1. Defining your personal goal
This is the most obvious and the most difficult part of the course, helping each person answer “What do you want to achieve?” This part of the course helps people think through and articulate their objectives. Everyone shares their goal with their peer group and discusses it, often asking “Why?” in an effort to ensure the goal will lead to greater engagement and fulfillment.
“Defining your purpose” proved too abstract and frustrating for most people. We quickly made adjustments (that I wrote about here) to help people shrink the change and gain confidence in applying new ideas and skills.
2. “Leading with generosity” and the basics of building relationships
Perhaps Ferrazzi’s greatest contribution has been to reframe how people think of networking. To make it less about point-to-point transactions and more about leading with generosity to a broad, diverse set of people who can help you reach your goal. This section includes content on generosity, authenticity, and intimacy while also providing techniques and exercises to put those concepts in an enterprise context.
This worked very well. We talked about 5 mindsets – Generosity, Vulnerability, Authenticity, Intimacy, and Empathy. “Leading with generosity” was an approach that resonated with everyone.
3. Listing your assets
To lead with generosity, you need to have something to give. And most people think too narrowly about what they have to give, thereby limiting their interactions. Again, Ferrazzi reframes how people understand the full range of value they can bring to another person. In this part of the course, everyone develops a comprehensive inventory of what they have to offer to others.
4. Your relationship action plan
Armed with a clear sense of purpose, an understanding of how to approach people, and an inventory of what you have to offer, the next step is to identify who can help you – both the kinds of people and specific individuals. You’re not trying to get anything specific from each person other than a closer relationship through authentic, generous behavior. (Again, this is the genius of Ferrazzi.)
The idea is that the sum of these actions over a broad, diverse network will lead to a set of closer relationships that are fulfilling in and of themselves while also yielding more opportunities.

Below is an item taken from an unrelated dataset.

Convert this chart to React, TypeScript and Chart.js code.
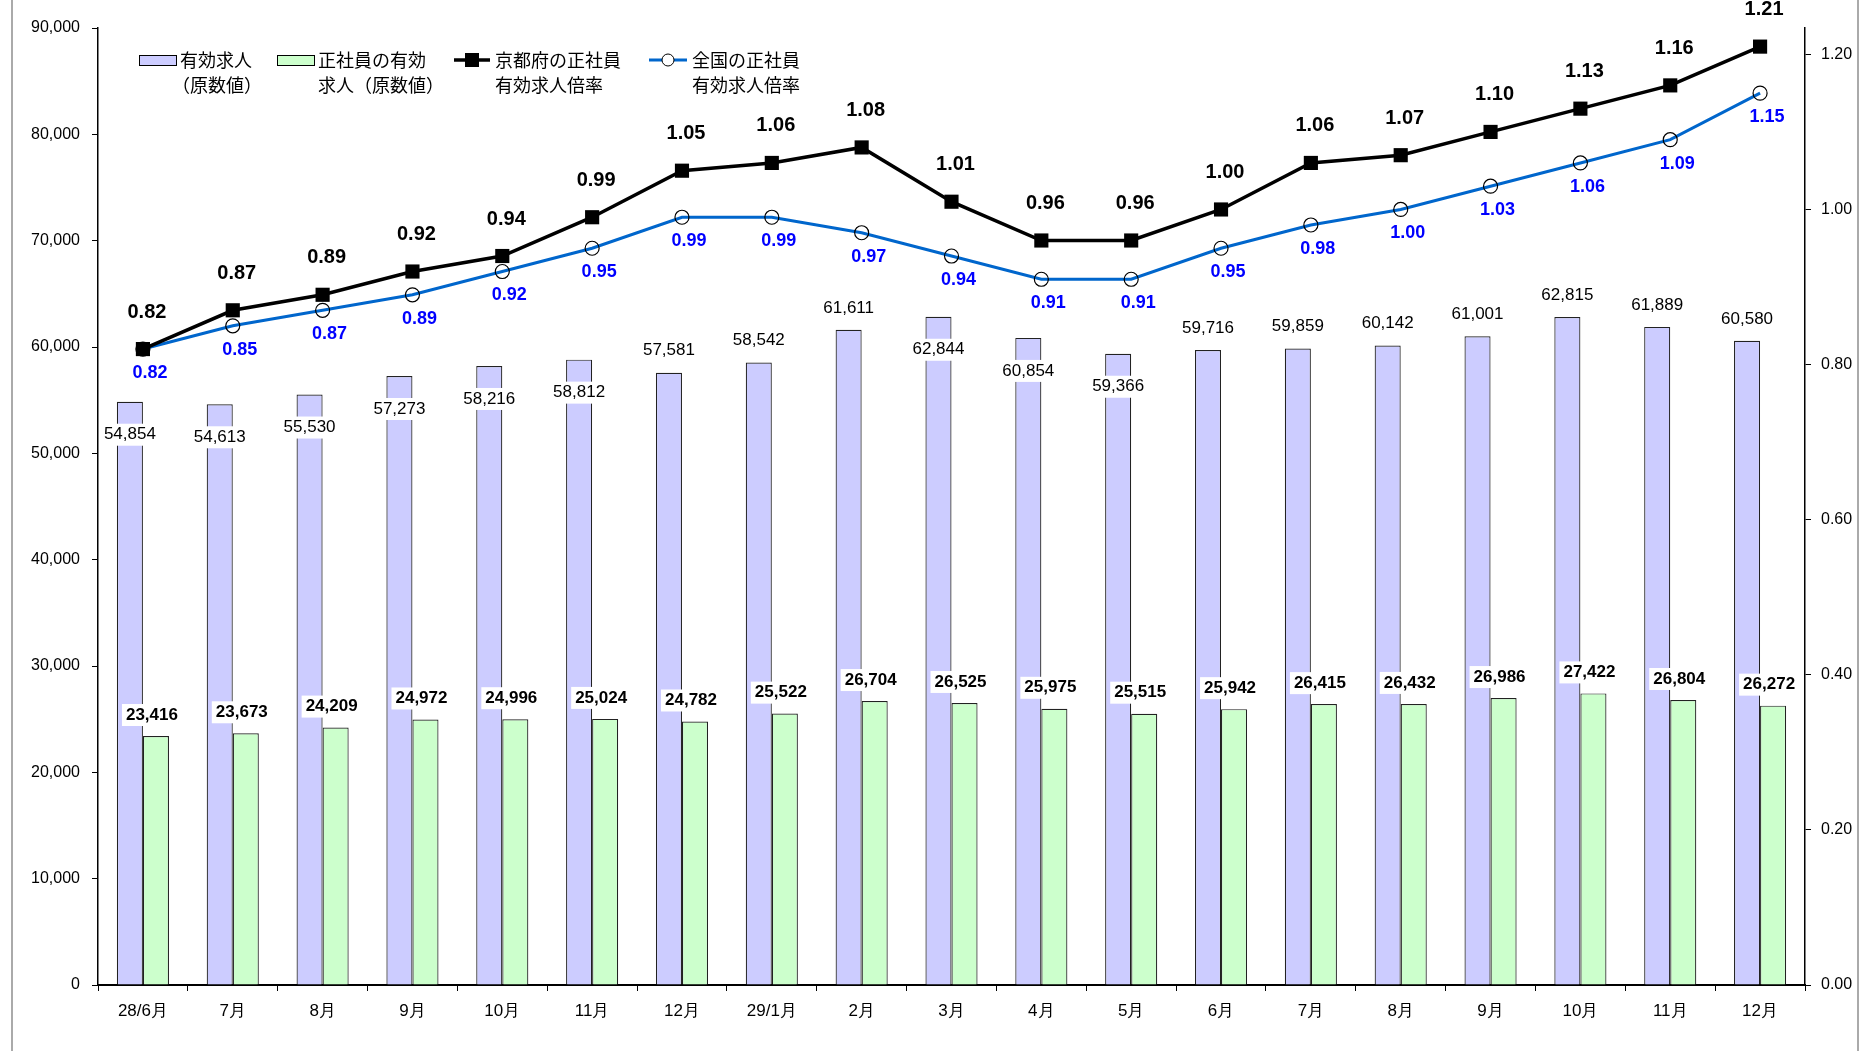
import React, { useEffect, useRef } from "react";
import { Chart, registerables } from "chart.js";

Chart.register(...registerables);

const categories = ["28/6月", "7月", "8月", "9月", "10月", "11月", "12月", "29/1月", "2月", "3月", "4月", "5月", "6月", "7月", "8月", "9月", "10月", "11月", "12月"];
const jobOpenings = [54854, 54613, 55530, 57273, 58216, 58812, 57581, 58542, 61611, 62844, 60854, 59366, 59716, 59859, 60142, 61001, 62815, 61889, 60580];
const regularOpenings = [23416, 23673, 24209, 24972, 24996, 25024, 24782, 25522, 26704, 26525, 25975, 25515, 25942, 26415, 26432, 26986, 27422, 26804, 26272];
const kyotoRatio = [0.82, 0.87, 0.89, 0.92, 0.94, 0.99, 1.05, 1.06, 1.08, 1.01, 0.96, 0.96, 1.0, 1.06, 1.07, 1.1, 1.13, 1.16, 1.21];
const nationalRatio = [0.82, 0.85, 0.87, 0.89, 0.92, 0.95, 0.99, 0.99, 0.97, 0.94, 0.91, 0.91, 0.95, 0.98, 1.0, 1.03, 1.06, 1.09, 1.15];
const leftTicks = [0, 10000, 20000, 30000, 40000, 50000, 60000, 70000, 80000, 90000];
const rightTicks = [0, 0.2, 0.4, 0.6, 0.8, 1.0, 1.2];
const openingsLabelInside = [true, true, true, true, true, true, false, false, false, true, true, true, false, false, false, false, false, false, false];
const legendNames = [
  ["有効求人", "（原数値）"],
  ["正社員の有効", "求人（原数値）"],
  ["京都府の正社員", "有効求人倍率"],
  ["全国の正社員", "有効求人倍率"],
];

const NUM_FONT = '"Liberation Sans", Arial, sans-serif';
const JP_FONT = '"Noto Sans CJK JP", "Liberation Sans", sans-serif';
const PURPLE = "#CCCCFF";
const GREEN = "#CCFFCC";
const BLUE = "#0066CC";

function boxedText(ctx: CanvasRenderingContext2D, text: string, x: number, y: number, font: string, color: string, bg: boolean) {
  ctx.font = font;
  const w = ctx.measureText(text).width;
  if (bg) {
    ctx.fillStyle = "#fff";
    ctx.fillRect(x - w / 2 - 4, y - 11, w + 8, 22);
  }
  ctx.fillStyle = color;
  ctx.textAlign = "center";
  ctx.textBaseline = "middle";
  ctx.fillText(text, x, y);
}

const labelPlugin = {
  id: "valueLabels",
  afterDraw(chart: any) {
    const ctx: CanvasRenderingContext2D = chart.ctx;
    ctx.save();
    const fmt = (v: number) => v.toLocaleString("en-US");
    const mBar1 = chart.getDatasetMeta(0);
    const mBar2 = chart.getDatasetMeta(1);
    const mKyoto = chart.getDatasetMeta(2);
    const mNat = chart.getDatasetMeta(3);
    mBar1.data.forEach((el: any, i: number) => {
      const y = openingsLabelInside[i] ? el.y + 33 : el.y - 22;
      boxedText(ctx, fmt(jobOpenings[i]), el.x, y, `17px ${NUM_FONT}`, "#000", true);
    });
    mBar2.data.forEach((el: any, i: number) => {
      boxedText(ctx, fmt(regularOpenings[i]), el.x - 4, el.y - 21, `bold 17px ${NUM_FONT}`, "#000", true);
    });
    mKyoto.data.forEach((el: any, i: number) => {
      boxedText(ctx, kyotoRatio[i].toFixed(2), el.x + 4, el.y - 37, `bold 20px ${NUM_FONT}`, "#000", false);
    });
    mNat.data.forEach((el: any, i: number) => {
      boxedText(ctx, nationalRatio[i].toFixed(2), el.x + 7, el.y + 24, `bold 18px ${NUM_FONT}`, "#0000FF", false);
    });

    // legend
    const row1 = 60;
    const row2 = 85;
    ctx.font = `18px ${JP_FONT}`;
    ctx.textAlign = "left";
    ctx.textBaseline = "middle";
    // item 1
    ctx.fillStyle = PURPLE;
    ctx.fillRect(139, row1 - 5, 37, 11);
    ctx.strokeStyle = "#000";
    ctx.lineWidth = 1;
    ctx.strokeRect(139.5, row1 - 4.5, 37, 10);
    ctx.fillStyle = "#000";
    ctx.fillText(legendNames[0][0], 180, row1);
    ctx.fillText(legendNames[0][1], 172, row2);
    // item 2
    ctx.fillStyle = GREEN;
    ctx.fillRect(277, row1 - 5, 37, 11);
    ctx.strokeRect(277.5, row1 - 4.5, 37, 10);
    ctx.fillStyle = "#000";
    ctx.fillText(legendNames[1][0], 318, row1);
    ctx.fillText(legendNames[1][1], 318, row2);
    // item 3
    ctx.strokeStyle = "#000";
    ctx.lineWidth = 3.5;
    ctx.beginPath();
    ctx.moveTo(454, row1);
    ctx.lineTo(490, row1);
    ctx.stroke();
    ctx.fillStyle = "#000";
    ctx.fillRect(465, row1 - 7, 14, 14);
    ctx.fillText(legendNames[2][0], 495, row1);
    ctx.fillText(legendNames[2][1], 495, row2);
    // item 4
    ctx.strokeStyle = BLUE;
    ctx.lineWidth = 3;
    ctx.beginPath();
    ctx.moveTo(649, row1);
    ctx.lineTo(687, row1);
    ctx.stroke();
    ctx.fillStyle = "#fff";
    ctx.strokeStyle = "#000";
    ctx.lineWidth = 1;
    ctx.beginPath();
    ctx.arc(668, row1, 6, 0, Math.PI * 2);
    ctx.fill();
    ctx.stroke();
    ctx.fillStyle = "#000";
    ctx.fillText(legendNames[3][0], 692, row1);
    ctx.fillText(legendNames[3][1], 692, row2);
    ctx.restore();
  },
};

export default function App() {
  const ref = useRef<HTMLCanvasElement | null>(null);
  useEffect(() => {
    if (!ref.current) return;
    const chart = new Chart(ref.current, {
      type: "bar",
      data: {
        labels: categories,
        datasets: [
          {
            type: "bar",
            label: "有効求人（原数値）",
            data: jobOpenings,
            backgroundColor: PURPLE,
            borderColor: "#222",
            borderWidth: 1.2,
            yAxisID: "y",
            order: 2,
            barPercentage: 1,
            categoryPercentage: 0.58,
          },
          {
            type: "bar",
            label: "正社員の有効求人（原数値）",
            data: regularOpenings,
            backgroundColor: GREEN,
            borderColor: "#222",
            borderWidth: 1.2,
            yAxisID: "y",
            order: 2,
            barPercentage: 1,
            categoryPercentage: 0.58,
          },
          {
            type: "line",
            label: "京都府の正社員有効求人倍率",
            data: kyotoRatio,
            borderColor: "#000",
            borderWidth: 3.5,
            pointStyle: "rect",
            pointRadius: 10,
            pointBackgroundColor: "#000",
            pointBorderColor: "#000",
            pointBorderWidth: 0,
            yAxisID: "y1",
            order: 0,
            tension: 0,
          },
          {
            type: "line",
            label: "全国の正社員有効求人倍率",
            data: nationalRatio,
            borderColor: BLUE,
            borderWidth: 3,
            pointStyle: "circle",
            pointRadius: 7,
            pointBackgroundColor: "rgba(0,0,0,0)",
            pointBorderColor: "#000",
            pointBorderWidth: 1.2,
            yAxisID: "y1",
            order: 1,
            tension: 0,
          },
        ] as any,
      },
      options: {
        animation: false,
        responsive: true,
        maintainAspectRatio: false,
        layout: { padding: { top: 28, left: 0, right: 0, bottom: 0 } },
        plugins: { legend: { display: false }, tooltip: { enabled: false } },
        scales: {
          x: {
            grid: { display: true, drawOnChartArea: false, drawTicks: true, tickLength: 6, color: "#000", offset: true },
            border: { display: true, color: "#000", width: 2 },
            ticks: { color: "#000", font: { family: NUM_FONT, size: 17 }, padding: 10, maxRotation: 0, autoSkip: false },
            afterFit: (s: any) => { s.height = 66; },
          },
          y: {
            position: "left",
            min: 0,
            max: 90000,
            afterBuildTicks: (s: any) => { s.ticks = leftTicks.map((v) => ({ value: v })); },
            grid: { display: true, drawOnChartArea: false, drawTicks: true, tickLength: 6, color: "#000" },
            border: { display: true, color: "#000", width: 1.5 },
            ticks: { color: "#000", font: { family: NUM_FONT, size: 16 }, padding: 12, callback: (v: any) => Number(v).toLocaleString("en-US") },
            afterFit: (s: any) => { s.width = 98; },
          },
          y1: {
            position: "right",
            min: 0,
            max: 1.234,
            afterBuildTicks: (s: any) => { s.ticks = rightTicks.map((v) => ({ value: v })); },
            grid: { display: true, drawOnChartArea: false, drawTicks: true, tickLength: 6, color: "#000" },
            border: { display: true, color: "#000", width: 1.5 },
            ticks: { color: "#000", font: { family: NUM_FONT, size: 16 }, padding: 10, callback: (v: any) => Number(v).toFixed(2) },
            afterFit: (s: any) => { s.width = 60; },
          },
        },
      } as any,
      plugins: [labelPlugin],
    });
    return () => chart.destroy();
  }, []);

  return (
    <div style={{ position: "absolute", left: 0, top: 0, width: 1865, height: 1051, background: "#fff" }}>
      <div style={{ position: "absolute", left: 11, top: 0, width: 2, height: 1051, background: "#aaa" }} />
      <div style={{ position: "absolute", left: 1857, top: 0, width: 2, height: 1051, background: "#aaa" }} />
      <div style={{ position: "absolute", left: 0, top: 0, width: 1865, height: 1051 }}>
        <canvas ref={ref} />
      </div>
    </div>
  );
}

These sections were straightforward and worked well. If I would change anything, I’d shorten them and make more room for the other areas and for in-class implementation of the exercises.
5. Using social platforms
So far, all of this has very little to do with technology. Dale Carnegie could have taught this course in 1936. The last section of the course is to teach people how to use modern social tools and practices. The key difference is that these tools make it easy to publish and get feedback from a wide audience in a public way. Based on all that information, the technology makes it easier to scale the activities in the previous section, to find many more people and to many more opportunities.